Этого не успело произойти, потому что Луиса исключили из университета. Во-первых, за прогулы в течении всего семестра, а во-вторых, за то, что он даже не удосужился ответить на записки своего куратора с просьбой зайти и обсудить проблему.
— Какую еще проблему? — с негодованием и возмущением произносит Луис и задирает голову, словно «проблема» находится в воздухе, над нашими головами. Хотя все считают, что у Луиса экстраординарное мышление, ему отказывают в зачислении на второй семестр предпоследнего года обучения. Он тут же исчезает из Сиракуз (не приходится и говорить о том, что не попрощавшись), и почти немедленно его забирают в армию. Я узнаю об этом от агента ФБР, который пристально глядя мне в лицо, расспрашивает меня о нем, после того как Луис дезертирует из учебного лагеря и (как я себе представляю) прячется от корейской войны где-нибудь в трущобах, прихватив свой «Kierkegaard» и бумажные салфетки.
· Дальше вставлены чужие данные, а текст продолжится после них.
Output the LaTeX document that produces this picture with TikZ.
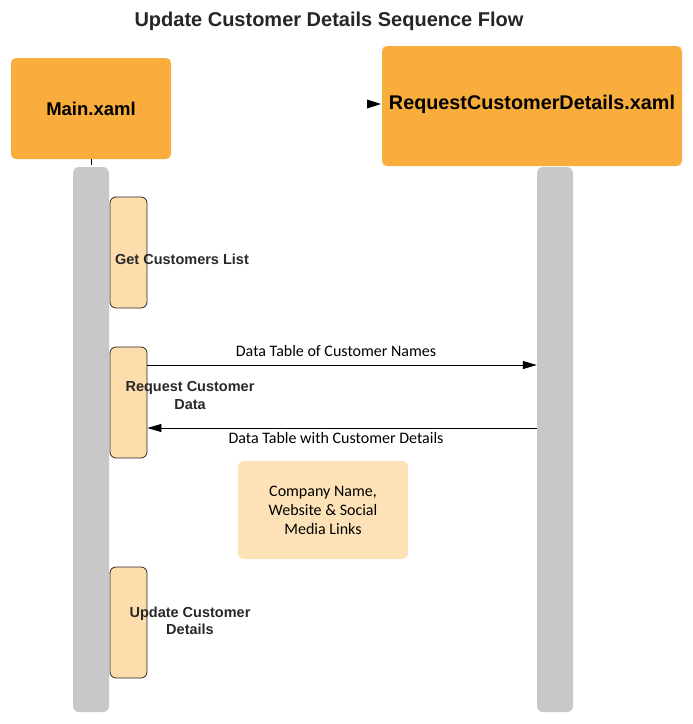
\documentclass[tikz,border=0pt]{standalone}
\usepackage{fontspec}
\setmainfont{Liberation Sans}
\newfontfamily\calfont{Carlito}
\usetikzlibrary{arrows.meta}
\definecolor{hdr}{RGB}{249,173,61}
\definecolor{actfill}{RGB}{253,221,172}
\definecolor{notefill}{RGB}{253,226,184}
\definecolor{lifegray}{RGB}{200,200,202}
\definecolor{txtdark}{RGB}{40,40,40}
\begin{document}
\begin{tikzpicture}[x=1pt,y=-1pt,
  header/.style={fill=hdr, rounded corners=5pt, inner sep=0pt, font=\fontsize{18.5}{22}\selectfont\bfseries},
  lifeline/.style={fill=lifegray, rounded corners=6pt, minimum width=36pt, minimum height=545pt, inner sep=0pt},
  actbox/.style={draw=black!85, line width=0.8pt, fill=actfill, rounded corners=6pt, minimum width=37pt, minimum height=111pt, inner sep=0pt},
  actlabel/.style={font=\fontsize{14.5}{17.5}\selectfont\bfseries, text=txtdark, align=center, inner sep=0pt},
  msglabel/.style={font=\calfont\fontsize{16}{18}\selectfont, inner sep=0pt},
  msg/.style={line width=0.8pt, -{Triangle[length=14pt,width=8pt]}},
  note/.style={fill=notefill, rounded corners=6pt, minimum width=170pt, minimum height=98pt, inner sep=0pt, align=center, font=\calfont\fontsize{16}{19}\selectfont}
]
\useasboundingbox (0,0) rectangle (693,724);
\node[font=\fontsize{20}{23}\selectfont\bfseries, text=black!85] (title) at (329,21) {Update Customer Details Sequence Flow};

\node[header, minimum width=160pt, minimum height=101pt] (main) at (91,108.5) {Main.xaml};
\node[header, minimum width=300pt, minimum height=120pt] (rcd) at (532,106) {};
\node[font=\fontsize{19.8}{22}\selectfont\bfseries, inner sep=0pt] (rcdtext) at (532,104) {RequestCustomerDetails.xaml};
\fill (367,99.5) -- (381,104) -- (367,108.5) -- cycle;

\coordinate (tickend) at (91,165);
\draw[line width=0.6pt] (main.south) -- (tickend);

\node[lifeline] (ll1) at (91,439.5) {};
\node[lifeline] (ll2) at (555,439.5) {};

\node[actbox] (act1) at (128.5,252.5) {};
\node[actbox] (act2) at (128.5,402.5) {};
\node[actbox] (act3) at (128.5,622.5) {};

\node[actlabel] (lab1) at (182,259) {Get Customers List};
\node[actlabel] (lab2) at (190,395.5) {Request Customer\\Data};
\node[actlabel] (lab3) at (190,621) {Update Customer\\Details};

\coordinate (m1) at (0,365);
\coordinate (m2) at (0,428);
\draw[msg] (act2.east |- m1) -- (ll2.west |- m1);
\draw[msg] (ll2.west |- m2) -- (act2.east |- m2);
\node[msglabel] (ml1) at (336,351) {Data Table of Customer Names};
\node[msglabel] (ml2) at (336,438) {Data Table with Customer Details};

\node[note] (nt) at (323,510) {Company Name,\\Website \& Social\\Media Links};
\end{tikzpicture}
\end{document}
— Что ты можешь сказать о факте его гомосексуализма, Дэйв? — спрашивает агент Маккормик.
— Я ничего об этом не знаю, — покраснев, отвечаю я.
— Но мне сказали, что ты был его близким другом.
— Кто сказал? Я не знаю, кого вы имеете в виду.
— Ребята из университетского городка.
— Это просто злобные слухи. Это неправда.
— Что ты был его другом?
— Нет, сэр, — отвечаю я, и меня снова бросает в жар, — то, что он гомосексуалист. О нем так говорят, потому что у него трудный характер. Он просто выделялся здесь среди других.
— Но ты ведь с ним ладил, правда?
— Да, а почему, собственно, нет?
— Никто и не говорит, что тебе не следовало этого делать. Послушай, мне говорили, что у тебя репутация Казановы.
— Да?
— Да. Что ты любишь волочиться за девчонками. Это так?
— Допустим, — отвожу я взгляд, чувствуя в этом вопросе подтекст.
— А вот о Луисе этого нельзя сказать, — двусмысленно заявляет агент.
— Что вы имеете в виду?
— Дэйв, скажи мне откровенно. Где по твоему мнению он может прятаться?
— Не знаю.
— Но ты, я уверен, сообщишь мне, если будешь знать.
— Конечно, сэр.
— Вот и прекрасно. Вот моя визитка на всякий случай.
— Да, сэр. Спасибо, сэр.
После его ухода меня охватывает стыд за то, как я себя вел: за мой страх перед тюрьмой; за мои манеры, словно я лорд Фаунтлерой; за мои коллаборационистские инстинкты — за все.
За то, что я приударяю за девчонками.
Обычно я выбираю их в читалке нашей библиотеки. Мои желания стимулируются и фокусируются здесь не меньше, чем в бурлеске. То, что напрасно подавляется в этих аккуратно одетых, благовоспитанных девушках из американского среднего класса, становится немедленно очевидным (чаще, немедленно домысливается) в этой всеобъемлющей атмосфере академической благопристойности. Я не спускаю глаз с девчонки, которая крутит концы волос, делая вид, что поглощена чтением своего учебника истории, в то время как я изображаю, что увлечен чтением своего. Другая, лениво перелистывая журнал «Лук», начинает качать под столом ногой, и мое страстное желание не знает границ. Третья склоняется над своим блокнотом, и из моей груди вырывается приглушенный стон, будто меня только что пронзили. Я вижу, как вздымается ее грудь под блузой, когда она скрещивает руки. Как бы я хотел быть этими руками! Да, мало мне надо, чтобы начать преследовать прекрасную незнакомку. Достаточно, скажем, того факта, что в то время, как она выписывает что-то правой рукой из энциклопедии, указательный палец ее левой руки непрерывно описывает круги вокруг рта. Я отказываюсь — из-за неспособности, которую я возвожу в принцип, — сопротивляться тому, что нахожу неотразимым, невзирая на то, что объект моего увлечения может кому-то казаться не заслуживающим внимания, странным, ребячливым или капризным. Конечно, это приводит к тому, что я домогаюсь общества тех девчонок, которые в остальном кажутся мне обычными или скучными, или глупыми, но я убежден, что, если они и скучны, это не главное. И все это потому, что моя страсть — это настоящая страсть, и с ней нельзя не считаться.